### Available data
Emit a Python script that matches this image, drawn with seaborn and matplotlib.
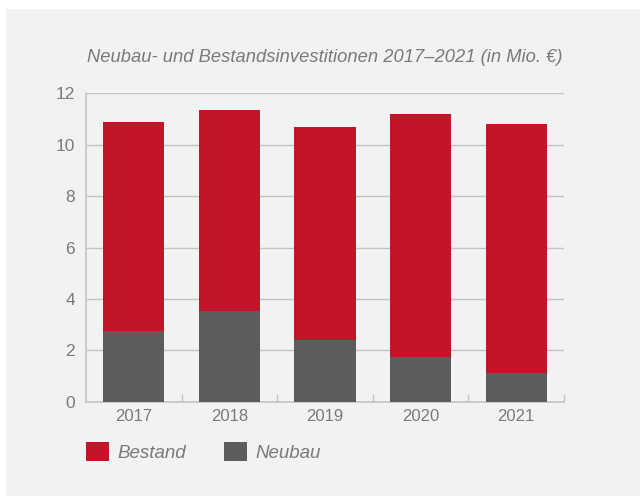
import pandas as pd
import seaborn as sns
import matplotlib.pyplot as plt
from matplotlib.patches import Patch, Rectangle

# values (Mio. EUR)
years = ["2017", "2018", "2019", "2020", "2021"]
neubau = [2.77, 3.53, 2.39, 1.73, 1.11]
bestand = [8.10, 7.81, 8.30, 9.47, 9.71]
yticks = [0, 2, 4, 6, 8, 10, 12]

red = "#c3152a"
grey = "#5c5c5a"
bg = "#f2f2f2"
line = "#c4c4c4"
txt = "#7a7a7a"

df = pd.DataFrame({"Jahr": years, "Neubau": neubau, "Bestand": bestand})
df["Gesamt"] = df["Neubau"] + df["Bestand"]

sns.set_theme(style="white")
plt.rcParams["font.family"] = ["Liberation Sans", "DejaVu Sans"]

fig = plt.figure(figsize=(6.4, 4.96), dpi=100)
fig.patch.set_facecolor("white")
fig.patches.append(Rectangle((6/640, 0), 1, 1 - 9/496, transform=fig.transFigure,
                             facecolor=bg, edgecolor="none", zorder=-10))

ax = fig.add_axes([86/640, 1 - 401.7/496, 478/640, 308.4/496])
ax.set_facecolor("none")

sns.barplot(data=df, x="Jahr", y="Gesamt", color=red, width=0.64,
            saturation=1, linewidth=0, ax=ax, zorder=3)
sns.barplot(data=df, x="Jahr", y="Neubau", color=grey, width=0.64,
            saturation=1, linewidth=0, ax=ax, zorder=4)

ax.set_xlim(-0.5, 4.5)
ax.set_ylim(0, 12)
ax.set_yticks(yticks)
ax.yaxis.grid(True, color=line, linewidth=1)
ax.set_axisbelow(True)
ax.set_xlabel("")
ax.set_ylabel("")

for s in ["top", "right"]:
    ax.spines[s].set_visible(False)
for s in ["left", "bottom"]:
    ax.spines[s].set_color(line)
    ax.spines[s].set_linewidth(1.2)

ax.set_xticks([0.5, 1.5, 2.5, 3.5, 4.5], minor=True)
ax.tick_params(axis="x", which="minor", bottom=True, direction="in", length=6, width=1, color=line)
ax.tick_params(axis="x", which="major", length=0, pad=5, labelsize=12, labelcolor=txt)
ax.tick_params(axis="y", length=0, pad=8, labelsize=12.5, labelcolor=txt)

fig.text(325/640, 1 - 58/496, "Neubau- und Bestandsinvestitionen 2017\u20132021 (in Mio. \u20ac)",
         ha="center", va="center", fontsize=13.2, style="italic", color=txt)

handles = [Patch(facecolor=red, edgecolor="none", label="Bestand"),
           Patch(facecolor=grey, edgecolor="none", label="Neubau")]
leg = fig.legend(handles=handles, loc="center left", bbox_to_anchor=(86/640, 1 - 452/496),
                 ncol=2, frameon=False, fontsize=13.5, handlelength=1.2, handleheight=1.2,
                 handletextpad=0.5, columnspacing=2.0, borderpad=0, borderaxespad=0)
for t in leg.get_texts():
    t.set_color(txt)
    t.set_style("italic")

fig.savefig("out.png", dpi=100)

### Problem to solve
Leave out the pictures, then repeat the listing above exactly from its first line to the line with "from matplotlib.patches import", inclusive.

### Written answer
Emit a Python script that matches this image, drawn with seaborn and matplotlib.
import pandas as pd
import seaborn as sns
import matplotlib.pyplot as plt
from matplotlib.patches import Patch, Rectangle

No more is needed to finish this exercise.